Wells believed in free love and had affairs with a significant number of women.  In December 1909, he had a daughter, Anna-Jane, with the writer Amber Reeve.

One of his mistresses was the writer Rebecca West (1892-1983). He called her "panther" and she called him "Jaguar". He had a son, Anthony by her, who became a critically lauded author.

Rebecca West

HOBBIES AND INTERESTS 

Wells' friend J.M. Barrie founded an amateur cricket team called the Allahakbarries in 1890. Wells played for the Allahakbarries along with Arthur Conan Doyle, Jerome K. Jerome, G.K. Chesterton and A.A. Milne.

Seeking a more structured way to play with toy soldiers, H.G. Wells wrote in 1913 Little Wars, which is recognized today as the first recreational wargame. He sometimes played it all day with friends.  Wells is regarded by gamers and hobbyists as "the Father of Miniature Wargaming."

H G Wells had a cat called Mr Peter Wells.

HOMES 

Wells was brought up in the kitchen and backstairs of the Uppark country house near Midhurst where his mother was the housekeeper.

Uppark. By EccentricRichard 

Whilst apprenticed to a chemist Wells lodged at Ye Old Tea Shoppe, Midhurst.

After marrying Isabel Wells moved to Sevenoaks to live with her. It was at 23 Eardley Road there that he wrote The Time Machine.

Wells went to live in Folkestone, Kent for his flagging health in 1898. He had a home built for him there, Spade House on Radnor Cliff Crescent. Some of his best works including Kipps and The History of Mr Polly were written at Spade House.

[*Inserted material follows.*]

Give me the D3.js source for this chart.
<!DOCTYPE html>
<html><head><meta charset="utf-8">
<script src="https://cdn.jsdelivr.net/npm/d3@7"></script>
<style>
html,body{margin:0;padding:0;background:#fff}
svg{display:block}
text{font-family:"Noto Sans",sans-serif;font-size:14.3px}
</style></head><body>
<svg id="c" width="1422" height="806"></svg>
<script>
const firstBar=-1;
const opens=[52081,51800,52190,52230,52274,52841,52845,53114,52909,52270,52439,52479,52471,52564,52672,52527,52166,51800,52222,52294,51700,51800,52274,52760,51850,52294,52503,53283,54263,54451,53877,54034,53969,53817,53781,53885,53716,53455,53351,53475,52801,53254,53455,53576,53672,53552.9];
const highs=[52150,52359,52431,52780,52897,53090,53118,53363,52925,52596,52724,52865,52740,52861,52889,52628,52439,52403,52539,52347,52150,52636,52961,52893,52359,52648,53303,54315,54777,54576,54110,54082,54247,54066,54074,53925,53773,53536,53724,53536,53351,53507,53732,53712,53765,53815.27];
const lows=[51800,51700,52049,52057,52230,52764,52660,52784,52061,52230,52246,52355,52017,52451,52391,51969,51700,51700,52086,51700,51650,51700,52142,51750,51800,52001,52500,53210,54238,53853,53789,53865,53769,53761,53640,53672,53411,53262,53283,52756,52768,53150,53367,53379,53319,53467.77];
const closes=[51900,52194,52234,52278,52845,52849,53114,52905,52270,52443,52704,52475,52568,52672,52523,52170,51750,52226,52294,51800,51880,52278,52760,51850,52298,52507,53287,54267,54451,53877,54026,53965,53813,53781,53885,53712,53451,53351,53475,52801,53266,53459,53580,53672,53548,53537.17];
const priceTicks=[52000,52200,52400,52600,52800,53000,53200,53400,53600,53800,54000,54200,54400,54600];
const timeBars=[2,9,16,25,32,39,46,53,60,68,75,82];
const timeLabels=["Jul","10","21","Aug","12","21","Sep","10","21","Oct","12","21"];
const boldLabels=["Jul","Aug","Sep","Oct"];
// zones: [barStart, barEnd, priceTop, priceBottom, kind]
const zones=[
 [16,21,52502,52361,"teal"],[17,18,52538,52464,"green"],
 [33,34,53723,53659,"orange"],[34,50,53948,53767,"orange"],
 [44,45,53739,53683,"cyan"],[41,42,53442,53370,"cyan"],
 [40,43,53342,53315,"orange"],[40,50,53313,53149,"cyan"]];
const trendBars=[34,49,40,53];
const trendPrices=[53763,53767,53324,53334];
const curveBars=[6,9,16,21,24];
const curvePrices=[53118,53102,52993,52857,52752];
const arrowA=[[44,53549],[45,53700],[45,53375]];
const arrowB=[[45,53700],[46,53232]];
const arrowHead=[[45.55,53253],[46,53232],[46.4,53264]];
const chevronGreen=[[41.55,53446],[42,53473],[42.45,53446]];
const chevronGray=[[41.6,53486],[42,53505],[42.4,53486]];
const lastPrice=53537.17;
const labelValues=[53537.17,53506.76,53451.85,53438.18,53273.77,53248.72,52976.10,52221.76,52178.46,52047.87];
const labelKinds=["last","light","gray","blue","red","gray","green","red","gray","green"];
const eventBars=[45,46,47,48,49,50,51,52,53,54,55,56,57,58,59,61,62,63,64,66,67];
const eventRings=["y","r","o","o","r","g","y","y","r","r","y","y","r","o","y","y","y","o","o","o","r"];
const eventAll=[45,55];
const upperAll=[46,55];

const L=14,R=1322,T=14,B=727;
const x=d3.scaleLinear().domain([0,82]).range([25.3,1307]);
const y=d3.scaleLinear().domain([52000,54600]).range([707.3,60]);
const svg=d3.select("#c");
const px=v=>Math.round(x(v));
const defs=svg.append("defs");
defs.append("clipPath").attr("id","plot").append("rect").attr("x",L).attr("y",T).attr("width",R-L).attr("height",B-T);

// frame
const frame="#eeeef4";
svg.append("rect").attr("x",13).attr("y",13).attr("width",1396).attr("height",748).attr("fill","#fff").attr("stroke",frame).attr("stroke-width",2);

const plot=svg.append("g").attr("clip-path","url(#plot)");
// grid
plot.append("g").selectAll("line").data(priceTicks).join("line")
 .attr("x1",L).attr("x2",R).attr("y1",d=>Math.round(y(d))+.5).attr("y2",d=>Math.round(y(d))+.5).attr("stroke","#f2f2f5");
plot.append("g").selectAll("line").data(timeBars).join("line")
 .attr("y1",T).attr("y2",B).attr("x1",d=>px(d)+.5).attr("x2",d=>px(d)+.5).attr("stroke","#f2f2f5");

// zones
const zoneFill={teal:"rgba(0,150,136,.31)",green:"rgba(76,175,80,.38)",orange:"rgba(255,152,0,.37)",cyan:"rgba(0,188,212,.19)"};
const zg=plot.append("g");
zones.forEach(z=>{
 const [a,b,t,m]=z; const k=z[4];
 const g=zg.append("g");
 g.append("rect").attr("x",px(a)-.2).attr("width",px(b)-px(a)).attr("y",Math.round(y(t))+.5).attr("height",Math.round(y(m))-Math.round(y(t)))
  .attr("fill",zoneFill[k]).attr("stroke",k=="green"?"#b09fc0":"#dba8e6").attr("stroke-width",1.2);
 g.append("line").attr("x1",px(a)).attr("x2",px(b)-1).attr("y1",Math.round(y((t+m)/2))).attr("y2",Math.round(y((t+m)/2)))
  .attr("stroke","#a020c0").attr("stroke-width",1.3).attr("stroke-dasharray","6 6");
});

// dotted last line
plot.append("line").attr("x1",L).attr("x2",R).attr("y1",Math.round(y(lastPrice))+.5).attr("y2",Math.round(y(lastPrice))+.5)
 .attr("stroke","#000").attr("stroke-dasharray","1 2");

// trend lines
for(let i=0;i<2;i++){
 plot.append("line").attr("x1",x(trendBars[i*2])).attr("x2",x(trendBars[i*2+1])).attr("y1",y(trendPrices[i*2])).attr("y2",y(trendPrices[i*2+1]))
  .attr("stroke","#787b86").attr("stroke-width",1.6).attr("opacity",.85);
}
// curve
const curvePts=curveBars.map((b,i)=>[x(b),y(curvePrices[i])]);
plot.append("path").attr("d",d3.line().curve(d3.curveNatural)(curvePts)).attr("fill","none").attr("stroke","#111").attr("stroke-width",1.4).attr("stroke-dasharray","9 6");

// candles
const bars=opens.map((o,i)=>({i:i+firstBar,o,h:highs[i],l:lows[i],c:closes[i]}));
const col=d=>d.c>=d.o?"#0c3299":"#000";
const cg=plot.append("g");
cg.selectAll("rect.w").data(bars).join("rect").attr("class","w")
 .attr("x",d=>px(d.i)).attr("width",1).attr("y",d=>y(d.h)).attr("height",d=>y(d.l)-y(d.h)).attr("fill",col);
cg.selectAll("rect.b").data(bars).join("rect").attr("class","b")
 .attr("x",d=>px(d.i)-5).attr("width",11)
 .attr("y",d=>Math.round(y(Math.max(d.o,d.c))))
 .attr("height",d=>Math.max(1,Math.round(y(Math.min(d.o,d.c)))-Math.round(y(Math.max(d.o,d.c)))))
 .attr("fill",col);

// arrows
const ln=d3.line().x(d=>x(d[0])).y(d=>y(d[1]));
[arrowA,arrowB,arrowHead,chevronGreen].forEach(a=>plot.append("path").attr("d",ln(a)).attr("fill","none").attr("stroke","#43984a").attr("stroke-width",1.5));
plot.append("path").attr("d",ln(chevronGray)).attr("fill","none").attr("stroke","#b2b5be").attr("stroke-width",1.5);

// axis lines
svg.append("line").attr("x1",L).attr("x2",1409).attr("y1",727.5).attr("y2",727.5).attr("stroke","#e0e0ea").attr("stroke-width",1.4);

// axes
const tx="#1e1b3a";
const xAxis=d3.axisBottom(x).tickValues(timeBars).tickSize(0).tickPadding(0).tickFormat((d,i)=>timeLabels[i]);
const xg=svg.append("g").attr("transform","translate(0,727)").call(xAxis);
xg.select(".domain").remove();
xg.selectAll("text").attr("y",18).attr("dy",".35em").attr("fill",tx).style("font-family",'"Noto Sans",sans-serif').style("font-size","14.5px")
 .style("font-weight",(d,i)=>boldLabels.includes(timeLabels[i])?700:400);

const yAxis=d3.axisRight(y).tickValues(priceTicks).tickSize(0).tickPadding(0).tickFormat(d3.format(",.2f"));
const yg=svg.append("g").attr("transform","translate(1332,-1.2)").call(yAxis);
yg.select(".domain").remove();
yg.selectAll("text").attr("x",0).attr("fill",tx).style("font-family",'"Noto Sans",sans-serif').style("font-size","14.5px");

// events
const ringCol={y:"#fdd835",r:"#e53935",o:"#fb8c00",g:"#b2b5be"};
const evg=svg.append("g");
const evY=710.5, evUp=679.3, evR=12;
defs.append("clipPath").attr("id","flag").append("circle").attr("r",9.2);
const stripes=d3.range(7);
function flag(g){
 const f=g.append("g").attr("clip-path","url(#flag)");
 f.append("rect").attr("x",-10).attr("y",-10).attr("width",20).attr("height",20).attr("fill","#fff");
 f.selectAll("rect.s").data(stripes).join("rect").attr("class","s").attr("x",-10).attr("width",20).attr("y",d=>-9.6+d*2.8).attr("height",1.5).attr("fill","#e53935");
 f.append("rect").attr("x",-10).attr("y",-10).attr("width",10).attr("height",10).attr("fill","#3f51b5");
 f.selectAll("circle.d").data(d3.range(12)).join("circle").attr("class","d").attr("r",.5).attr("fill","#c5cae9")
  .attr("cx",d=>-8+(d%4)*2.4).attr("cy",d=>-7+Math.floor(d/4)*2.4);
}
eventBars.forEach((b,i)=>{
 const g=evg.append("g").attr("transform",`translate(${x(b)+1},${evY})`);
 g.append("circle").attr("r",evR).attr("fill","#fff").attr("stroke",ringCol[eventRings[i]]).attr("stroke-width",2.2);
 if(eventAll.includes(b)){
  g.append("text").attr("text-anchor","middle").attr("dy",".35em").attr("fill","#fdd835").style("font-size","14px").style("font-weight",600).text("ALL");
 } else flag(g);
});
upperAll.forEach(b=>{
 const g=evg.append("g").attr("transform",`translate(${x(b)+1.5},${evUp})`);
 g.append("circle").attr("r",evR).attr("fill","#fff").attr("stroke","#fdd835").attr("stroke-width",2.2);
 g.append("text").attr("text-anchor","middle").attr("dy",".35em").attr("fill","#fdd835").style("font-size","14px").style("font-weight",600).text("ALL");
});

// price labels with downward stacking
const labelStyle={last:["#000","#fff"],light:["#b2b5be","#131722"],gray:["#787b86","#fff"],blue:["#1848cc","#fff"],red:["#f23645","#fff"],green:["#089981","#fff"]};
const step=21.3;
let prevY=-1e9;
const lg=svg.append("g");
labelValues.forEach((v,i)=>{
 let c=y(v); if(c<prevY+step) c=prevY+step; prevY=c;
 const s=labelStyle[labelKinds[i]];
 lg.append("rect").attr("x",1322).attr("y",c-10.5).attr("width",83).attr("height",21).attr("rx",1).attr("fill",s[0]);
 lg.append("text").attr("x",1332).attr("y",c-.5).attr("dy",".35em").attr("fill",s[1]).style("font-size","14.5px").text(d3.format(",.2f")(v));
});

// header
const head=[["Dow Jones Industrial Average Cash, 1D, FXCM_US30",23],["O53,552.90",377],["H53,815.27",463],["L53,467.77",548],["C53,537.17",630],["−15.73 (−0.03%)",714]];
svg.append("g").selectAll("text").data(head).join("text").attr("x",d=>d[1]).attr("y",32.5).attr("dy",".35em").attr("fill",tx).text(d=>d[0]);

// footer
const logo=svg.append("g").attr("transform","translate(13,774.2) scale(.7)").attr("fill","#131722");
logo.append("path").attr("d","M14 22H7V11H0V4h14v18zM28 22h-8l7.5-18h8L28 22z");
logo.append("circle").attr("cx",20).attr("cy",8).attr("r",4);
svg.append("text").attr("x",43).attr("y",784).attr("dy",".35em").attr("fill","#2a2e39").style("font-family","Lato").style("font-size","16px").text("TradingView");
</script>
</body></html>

He lived in London for much of his life. Wells' homes there included a seven-bedroom house at Church Street, Hampstead. Between 1930-37 he lived in a flat at 97 Chiltern Court, Marylebone Road, London. His last home was a terraced house on Hanover Terrace, which overlooked Regents Park.

DEATH AND LEGACY 

A diabetic, Wells co-founded the charity The Diabetic Association (known today as Diabetes UK) in 1934.

Wells died of diabetes aged 79 on August 13, 1946 at home at 13 Hanover Terrace. He was working on the scenario of a film The Way The World Is Going at the time. His last words were "Go away, I'm all right".


His ashes were scattered in Poole harbour, Dorset.